109-year-old Potter Valley Project the controversial link between Russian and Eel rivers

The future of the century-old powerhouse, shadowed by a bigger dispute over North Coast water, will be determined by a relicensing process initiated last week.|

About 80 feet behind the PG&E hydropower plant in Potter Valley, gray-green silt-laden water from the Eel River passes through a steel gate and is invisibly transformed.

It has become part of the Russian River, which provides water for more than 600,000 people from Redwood Valley to northern Marin County.

“Once it passes the gate, it’s river. We have no more use for it,” said Mike Evans, an operator at the Potter Valley Powerhouse, which has been generating electricity since 1908.

The future of the powerhouse, a 5,000-square-foot no-frills industrial building that houses three generators, will be determined by a relicensing process initiated last week under Federal Energy Regulatory Commission protocols.

It will take at least five years to conclude the relicensing, which includes the possibility that the Potter Valley Project - the powerhouse, two dams on the Eel River and a system of tunnels and pipes delivering water through a mountain, purchased by PG&E in 1930 - will be decommissioned.

Critics say the project should be shut down, and the annual diversion of 70,000-acre-feet of Eel River water ended, to improve conditions for the river’s imperiled salmon and steelhead. An acre foot is about 326,000 gallons, or enough water to flood a football field 1-foot deep.

Sonoma County water managers and Mendocino County ranchers and officials insist the inter-river water transfer is crucial to the wellbeing of people and threatened fish in the Russian River watershed.

There are also questions about the powerhouse, tucked into the north end of Potter Valley on a dead-end road.

David Keller of Petaluma, a leader of Friends of the Eel, a group that advocates decommissioning, said the powerhouse, rated at 9.2 megawatts - enough to power about 7,000 homes - often runs below capacity.

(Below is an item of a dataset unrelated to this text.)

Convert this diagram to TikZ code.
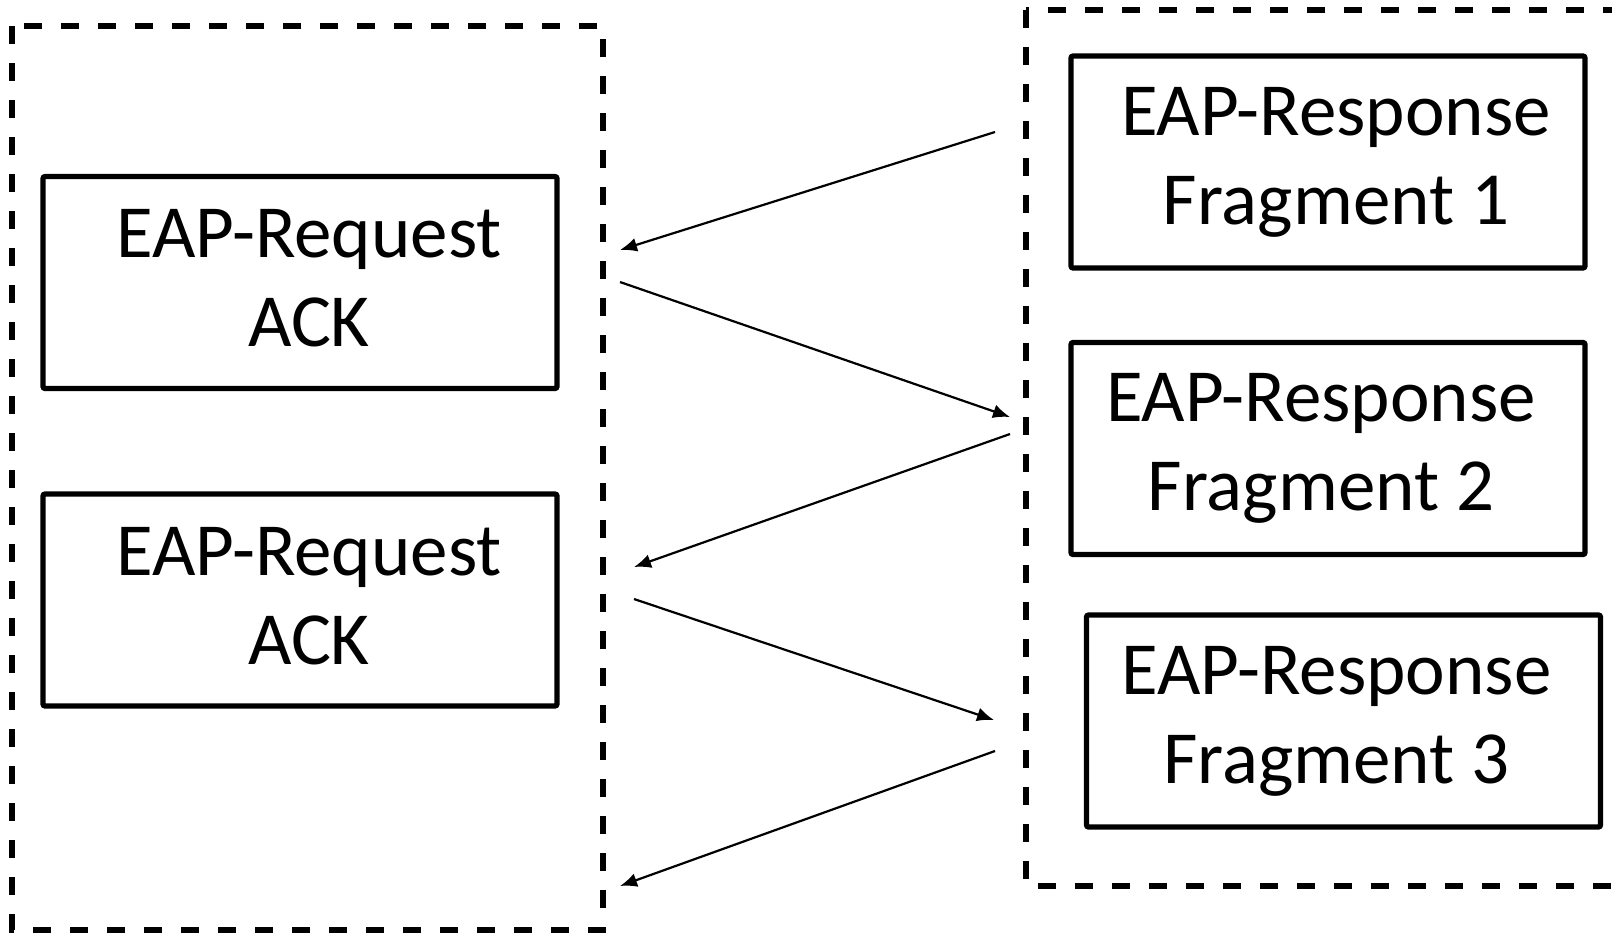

The plant is inefficient, expensive to operate and could be replaced by wind or solar power facilities.

The plant’s real value, he said, is conveying the 70,000-acre-feet of water diverted from the Eel each year and delivered to users in Mendocino, Sonoma and Marin counties who “never paid a dime for it.”

The only water payments PG&E receives are from ranchers in Potter Valley who use a portion of the diverted water to irrigate their land.

The plant’s 9.2-megawatt capacity amounts to 0.1 percent of PG&E’s 7,689-megawatt power production.

“The numbers speak for themselves,” said David Moller, a director in PG&E’s power generation department, when asked if the Potter Valley Project produced a negligible amount of electricity.

The utility’s portfolio includes many clean power projects - solar, wind and biomass - of equivalent size or smaller. “They all add up,” he said.

Water drawn from the Eel at Van Arsdale Reservoir, located over a ridge a short drive from the powerhouse, runs through a mile-long tunnel drilled through bedrock, and then a series of pipes for about 1,800 feet - all nearly level.

For the final 1,800 feet, the water falls nearly 500 feet through a pair of penstocks, building up pressure to spin the three generators, which date back to the 1930s.

When it leaves through three concrete tail races, the water soon becomes the Russian River’s East Fork.